Soybeans have rallied more than $1 per bushel or just over 11.5% since bottoming in early March. Based on the commercial traders, who’ve come out of the woodwork since we popped back above $9 per bushel, we think this is a rally to be sold, rather than the beginning of a larger bull run.
We often talk about the battle that plays out in the markets between the speculators and the commercial traders but, rarely do we see it as symmetrically as it has appeared over the last six weeks in the soybean market. Over this period, commercial traders have sold more than 125k contracts. Meanwhile, large speculators have purchased 161k contracts. Briefly, it’s important to understand where we are in the planting cycle. Soybeans and corn battle for acreage every spring as farmers determine which crop is most likely to create the most profit for their operation. What we have here is the fight between farmers selling forward production at prices at which they know they’ll be profitable versus speculators jumping the gun on a spring rally.
We’re not weather predictors so, we don’t know what El Nino has in mind beyond the expectedly cool spring. What we do know is that farmers’ consensus is beans above $9 are a good sell and beans at $9.50 are a great sell. Looking at the included chart, you’ll see two important factors working in harmony in panes 4 and 5. Pane 4 plots the net commercial position (longs – shorts). Pane 5 plots the total position for the markets’ players. Notice that the commercial position has grown much faster than the speculative position and that commercial traders have been net sellers over the last six weeks. Commercial traders have accumulated their largest total position since July of 2012 when they were net short more than 260k contracts. This is the kind of action we mean when we talk about quantifying commercial traders’ behavior at a given price level being at least as important as some of the other more readily accessible COT metrics.
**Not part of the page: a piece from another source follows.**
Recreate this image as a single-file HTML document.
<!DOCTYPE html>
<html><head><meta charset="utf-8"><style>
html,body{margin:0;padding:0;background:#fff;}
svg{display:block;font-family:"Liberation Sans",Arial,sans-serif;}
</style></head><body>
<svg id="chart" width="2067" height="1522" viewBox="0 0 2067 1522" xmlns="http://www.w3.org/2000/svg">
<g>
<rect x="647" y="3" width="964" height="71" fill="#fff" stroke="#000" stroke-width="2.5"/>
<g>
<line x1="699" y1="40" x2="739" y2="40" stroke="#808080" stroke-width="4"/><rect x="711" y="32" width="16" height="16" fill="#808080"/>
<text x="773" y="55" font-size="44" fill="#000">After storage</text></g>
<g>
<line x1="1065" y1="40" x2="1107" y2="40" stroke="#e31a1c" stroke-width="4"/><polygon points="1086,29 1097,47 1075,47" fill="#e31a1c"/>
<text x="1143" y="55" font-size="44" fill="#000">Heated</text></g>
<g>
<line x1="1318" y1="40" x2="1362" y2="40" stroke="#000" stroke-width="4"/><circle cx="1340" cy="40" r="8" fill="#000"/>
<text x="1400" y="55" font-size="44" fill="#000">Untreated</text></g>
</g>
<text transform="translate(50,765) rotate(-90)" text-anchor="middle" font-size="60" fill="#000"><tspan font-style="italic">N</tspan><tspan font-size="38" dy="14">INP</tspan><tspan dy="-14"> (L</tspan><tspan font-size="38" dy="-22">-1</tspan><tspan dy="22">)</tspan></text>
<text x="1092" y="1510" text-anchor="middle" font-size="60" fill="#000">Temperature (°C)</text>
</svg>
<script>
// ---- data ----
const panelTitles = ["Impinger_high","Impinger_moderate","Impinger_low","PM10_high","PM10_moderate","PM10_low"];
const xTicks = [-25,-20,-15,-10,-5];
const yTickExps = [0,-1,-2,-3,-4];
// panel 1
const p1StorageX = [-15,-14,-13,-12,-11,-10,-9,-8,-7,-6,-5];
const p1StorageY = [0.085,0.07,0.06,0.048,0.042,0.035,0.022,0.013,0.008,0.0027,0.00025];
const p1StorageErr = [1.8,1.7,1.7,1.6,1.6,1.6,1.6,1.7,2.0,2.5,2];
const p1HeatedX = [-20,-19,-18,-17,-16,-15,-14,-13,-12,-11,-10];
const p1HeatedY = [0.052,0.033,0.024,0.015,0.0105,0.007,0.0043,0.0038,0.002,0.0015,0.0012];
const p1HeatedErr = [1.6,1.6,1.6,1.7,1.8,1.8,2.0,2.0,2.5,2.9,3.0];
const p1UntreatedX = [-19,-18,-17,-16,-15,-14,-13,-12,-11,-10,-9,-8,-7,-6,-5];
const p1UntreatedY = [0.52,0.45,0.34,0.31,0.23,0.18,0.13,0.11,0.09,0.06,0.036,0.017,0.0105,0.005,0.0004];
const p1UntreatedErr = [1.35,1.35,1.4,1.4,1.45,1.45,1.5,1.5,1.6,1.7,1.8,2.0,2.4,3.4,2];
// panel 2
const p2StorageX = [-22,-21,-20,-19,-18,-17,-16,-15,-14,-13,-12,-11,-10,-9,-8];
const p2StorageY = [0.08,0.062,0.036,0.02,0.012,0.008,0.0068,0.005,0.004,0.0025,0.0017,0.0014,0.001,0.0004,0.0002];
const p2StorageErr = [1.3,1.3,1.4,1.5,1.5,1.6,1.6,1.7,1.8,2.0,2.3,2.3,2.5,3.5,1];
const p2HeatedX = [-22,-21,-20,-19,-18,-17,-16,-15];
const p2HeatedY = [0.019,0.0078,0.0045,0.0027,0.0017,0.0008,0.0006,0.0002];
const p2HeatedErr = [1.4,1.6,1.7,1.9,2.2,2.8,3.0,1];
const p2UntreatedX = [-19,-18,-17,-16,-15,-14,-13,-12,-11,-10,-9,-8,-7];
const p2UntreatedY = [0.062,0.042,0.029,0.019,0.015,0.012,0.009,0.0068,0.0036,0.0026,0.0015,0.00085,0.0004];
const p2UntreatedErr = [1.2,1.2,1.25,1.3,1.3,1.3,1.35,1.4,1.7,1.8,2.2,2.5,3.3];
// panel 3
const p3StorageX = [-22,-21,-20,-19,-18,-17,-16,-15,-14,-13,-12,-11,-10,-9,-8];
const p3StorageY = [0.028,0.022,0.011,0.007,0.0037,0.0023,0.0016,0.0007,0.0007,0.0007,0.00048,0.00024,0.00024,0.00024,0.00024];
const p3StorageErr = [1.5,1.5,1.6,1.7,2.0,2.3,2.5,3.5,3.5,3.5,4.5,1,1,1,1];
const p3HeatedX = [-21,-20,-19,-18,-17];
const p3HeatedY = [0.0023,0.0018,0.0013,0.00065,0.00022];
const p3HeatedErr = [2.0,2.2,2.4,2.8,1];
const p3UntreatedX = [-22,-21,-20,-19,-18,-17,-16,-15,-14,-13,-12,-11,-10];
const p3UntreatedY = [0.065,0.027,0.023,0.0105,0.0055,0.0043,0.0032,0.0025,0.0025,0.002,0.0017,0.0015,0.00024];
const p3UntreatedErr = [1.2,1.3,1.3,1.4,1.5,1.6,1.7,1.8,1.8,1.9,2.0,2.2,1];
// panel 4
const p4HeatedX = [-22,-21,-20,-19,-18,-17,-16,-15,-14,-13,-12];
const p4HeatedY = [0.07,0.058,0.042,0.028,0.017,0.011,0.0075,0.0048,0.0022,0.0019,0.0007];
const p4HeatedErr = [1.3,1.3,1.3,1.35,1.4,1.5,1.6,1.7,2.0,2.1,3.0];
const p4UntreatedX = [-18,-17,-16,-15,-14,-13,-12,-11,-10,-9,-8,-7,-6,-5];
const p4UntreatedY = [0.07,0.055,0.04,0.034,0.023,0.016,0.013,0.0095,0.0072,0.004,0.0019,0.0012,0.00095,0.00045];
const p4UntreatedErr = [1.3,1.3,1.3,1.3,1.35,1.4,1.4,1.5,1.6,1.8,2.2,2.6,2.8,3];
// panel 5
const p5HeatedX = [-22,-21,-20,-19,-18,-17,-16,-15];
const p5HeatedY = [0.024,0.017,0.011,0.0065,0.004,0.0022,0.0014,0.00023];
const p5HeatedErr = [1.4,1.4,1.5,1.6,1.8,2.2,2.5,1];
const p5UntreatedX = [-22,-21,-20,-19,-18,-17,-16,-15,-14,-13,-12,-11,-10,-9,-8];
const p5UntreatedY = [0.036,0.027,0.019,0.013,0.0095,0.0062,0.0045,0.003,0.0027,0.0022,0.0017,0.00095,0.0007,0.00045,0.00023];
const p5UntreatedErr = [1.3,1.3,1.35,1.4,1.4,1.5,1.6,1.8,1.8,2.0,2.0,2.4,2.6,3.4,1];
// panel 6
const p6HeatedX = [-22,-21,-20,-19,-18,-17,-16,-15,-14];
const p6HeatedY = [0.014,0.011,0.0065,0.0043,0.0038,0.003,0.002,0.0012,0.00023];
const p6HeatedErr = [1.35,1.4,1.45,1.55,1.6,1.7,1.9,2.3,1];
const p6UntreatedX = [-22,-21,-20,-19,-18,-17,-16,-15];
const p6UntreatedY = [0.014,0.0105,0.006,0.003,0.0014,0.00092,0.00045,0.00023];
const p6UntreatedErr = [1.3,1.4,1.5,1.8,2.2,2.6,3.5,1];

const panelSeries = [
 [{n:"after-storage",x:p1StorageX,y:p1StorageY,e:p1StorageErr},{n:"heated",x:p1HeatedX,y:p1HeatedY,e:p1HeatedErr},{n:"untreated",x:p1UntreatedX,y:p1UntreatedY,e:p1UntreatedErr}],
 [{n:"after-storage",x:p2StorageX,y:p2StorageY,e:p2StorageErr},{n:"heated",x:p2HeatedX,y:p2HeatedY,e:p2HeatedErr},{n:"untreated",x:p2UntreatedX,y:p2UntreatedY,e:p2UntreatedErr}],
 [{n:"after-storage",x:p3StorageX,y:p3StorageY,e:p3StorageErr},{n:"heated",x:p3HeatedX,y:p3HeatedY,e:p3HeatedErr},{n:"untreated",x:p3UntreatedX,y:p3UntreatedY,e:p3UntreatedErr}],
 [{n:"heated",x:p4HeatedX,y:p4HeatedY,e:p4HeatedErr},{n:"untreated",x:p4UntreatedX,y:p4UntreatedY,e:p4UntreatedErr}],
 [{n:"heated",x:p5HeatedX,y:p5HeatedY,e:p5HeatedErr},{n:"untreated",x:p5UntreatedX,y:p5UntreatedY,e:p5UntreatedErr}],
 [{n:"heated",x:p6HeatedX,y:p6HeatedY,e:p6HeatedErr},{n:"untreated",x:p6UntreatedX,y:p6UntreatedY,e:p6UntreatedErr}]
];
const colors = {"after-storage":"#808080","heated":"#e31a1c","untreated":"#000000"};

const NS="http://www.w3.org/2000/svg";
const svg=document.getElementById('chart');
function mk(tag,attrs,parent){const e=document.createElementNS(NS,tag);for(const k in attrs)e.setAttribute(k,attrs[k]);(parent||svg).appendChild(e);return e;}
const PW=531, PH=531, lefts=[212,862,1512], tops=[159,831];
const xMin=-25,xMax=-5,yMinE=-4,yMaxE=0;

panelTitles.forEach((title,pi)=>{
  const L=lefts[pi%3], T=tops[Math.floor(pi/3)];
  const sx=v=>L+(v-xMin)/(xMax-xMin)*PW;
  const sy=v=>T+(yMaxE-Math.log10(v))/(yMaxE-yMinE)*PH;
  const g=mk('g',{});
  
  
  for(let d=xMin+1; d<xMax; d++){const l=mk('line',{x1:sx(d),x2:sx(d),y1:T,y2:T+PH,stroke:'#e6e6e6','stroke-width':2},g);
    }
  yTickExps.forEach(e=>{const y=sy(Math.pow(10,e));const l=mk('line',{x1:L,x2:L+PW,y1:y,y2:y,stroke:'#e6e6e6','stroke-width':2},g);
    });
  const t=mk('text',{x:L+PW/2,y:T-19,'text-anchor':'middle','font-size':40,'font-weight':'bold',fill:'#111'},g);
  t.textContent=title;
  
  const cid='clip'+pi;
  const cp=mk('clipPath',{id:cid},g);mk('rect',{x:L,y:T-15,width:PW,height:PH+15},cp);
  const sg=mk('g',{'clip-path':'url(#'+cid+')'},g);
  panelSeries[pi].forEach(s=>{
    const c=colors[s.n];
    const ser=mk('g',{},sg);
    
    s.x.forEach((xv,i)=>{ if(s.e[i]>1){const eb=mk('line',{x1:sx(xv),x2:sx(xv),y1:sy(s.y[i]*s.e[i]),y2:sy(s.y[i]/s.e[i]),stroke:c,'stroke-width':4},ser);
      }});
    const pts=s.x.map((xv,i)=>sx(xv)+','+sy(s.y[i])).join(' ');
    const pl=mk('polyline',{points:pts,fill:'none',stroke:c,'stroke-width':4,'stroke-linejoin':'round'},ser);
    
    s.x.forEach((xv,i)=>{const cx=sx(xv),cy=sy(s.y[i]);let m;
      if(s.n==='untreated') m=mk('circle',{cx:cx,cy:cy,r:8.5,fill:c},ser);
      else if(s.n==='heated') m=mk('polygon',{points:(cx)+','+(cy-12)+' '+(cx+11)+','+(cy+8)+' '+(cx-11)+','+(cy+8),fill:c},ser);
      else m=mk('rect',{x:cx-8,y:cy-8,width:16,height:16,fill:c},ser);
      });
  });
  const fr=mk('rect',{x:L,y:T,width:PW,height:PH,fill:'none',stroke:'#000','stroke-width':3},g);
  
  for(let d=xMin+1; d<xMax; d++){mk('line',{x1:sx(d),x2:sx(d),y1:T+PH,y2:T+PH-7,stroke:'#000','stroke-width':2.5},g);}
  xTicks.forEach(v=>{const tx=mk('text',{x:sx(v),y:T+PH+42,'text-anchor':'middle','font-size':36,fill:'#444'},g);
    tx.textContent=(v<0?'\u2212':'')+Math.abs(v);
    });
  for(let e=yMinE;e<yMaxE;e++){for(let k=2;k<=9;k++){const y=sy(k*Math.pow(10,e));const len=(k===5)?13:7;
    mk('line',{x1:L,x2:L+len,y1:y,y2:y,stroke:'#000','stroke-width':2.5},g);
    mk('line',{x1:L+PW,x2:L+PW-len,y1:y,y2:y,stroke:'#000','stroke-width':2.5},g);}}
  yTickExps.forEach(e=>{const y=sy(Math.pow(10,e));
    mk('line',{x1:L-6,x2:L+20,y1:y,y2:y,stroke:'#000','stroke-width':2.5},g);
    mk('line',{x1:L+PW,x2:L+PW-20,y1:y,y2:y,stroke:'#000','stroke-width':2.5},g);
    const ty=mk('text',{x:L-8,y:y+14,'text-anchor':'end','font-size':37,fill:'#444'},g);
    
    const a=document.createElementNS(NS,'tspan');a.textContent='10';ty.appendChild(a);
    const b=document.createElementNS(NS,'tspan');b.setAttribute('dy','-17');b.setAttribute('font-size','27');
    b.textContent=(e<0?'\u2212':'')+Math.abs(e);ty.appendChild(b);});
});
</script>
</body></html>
We fully expect forward selling of soybeans to intensify rapidly if prices trade much higher. As it is, the commercial producers are already the happiest they’ve been with prices received since 2012. Furthermore, we feel the growing total position on top of a small net position is a reflection of anecdotal evidence regarding beans in the bin finally finding their way to market. Therefore, we’re selling soybean futures. Our mechanical program issued a sell signal Sunday night while our discretionary program is armed, cocked and waiting to pull the trigger, as shown in the chart.